Even the 2 GB size can be problematic, and the only way you can
be sure that a given SD card will be readable in a given SD reader
is to stick to 1 GB. This problem is poorly understood because the
SD hardware spec is far from open (due to Big Media's paranoia that
someone will crack the SD card's built-in copy protection machinery)
and the SD industry association has been loath to admit it.
SD HC uses a sector-based addressing system that potentially allows
capacities up to 2 terabytesthough for some reason most summaries
claim only 32 GB, which we'll be hitting in half-past no time.

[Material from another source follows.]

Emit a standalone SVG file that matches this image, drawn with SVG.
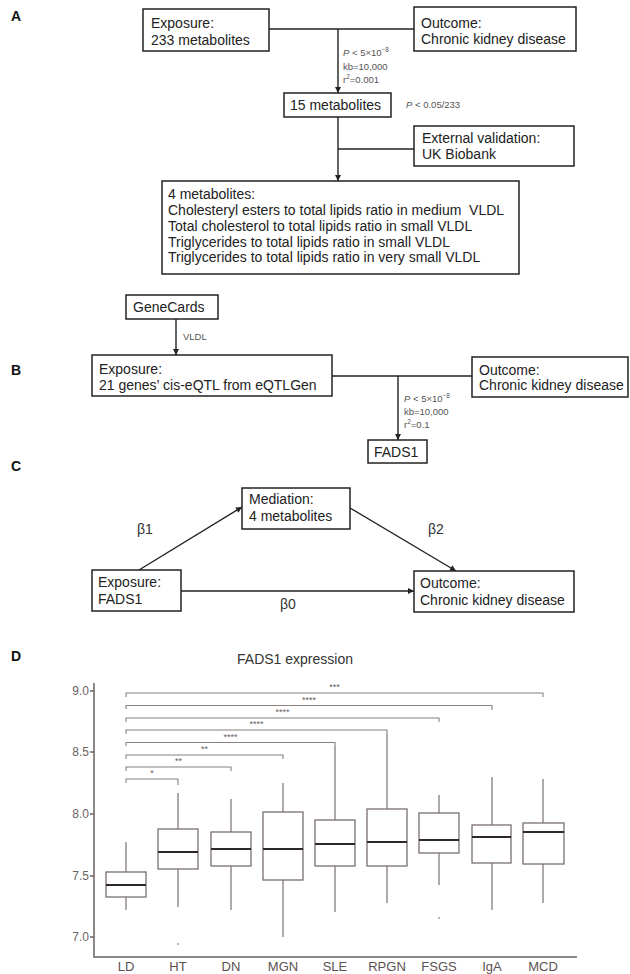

So
one has to ask: Why are we still designing storage hardware with
ceilings at all? Some of it is obviously inherited OS limitations,
and some a desire to trade storage performance for capacity (bigger
cards read and write more slowly) but I'm guessing some of it is
just squeaky cheapness in engineering departments. What I can't
imagine is that anyone still thinks that "nobody will ever
need XXX whateverbytes." (Will somebody puh-leez park
Esther Dyson somewhere that she can't do any more damage?) Storage
will find its uses at whatever capacities we create. Bigger storage
will make things possible that we never thought of before, because
we didn't have bigger buckets to put things in. All we have to do
is make the buckets, and ideally make them without painting ourselves
into any more technological corners.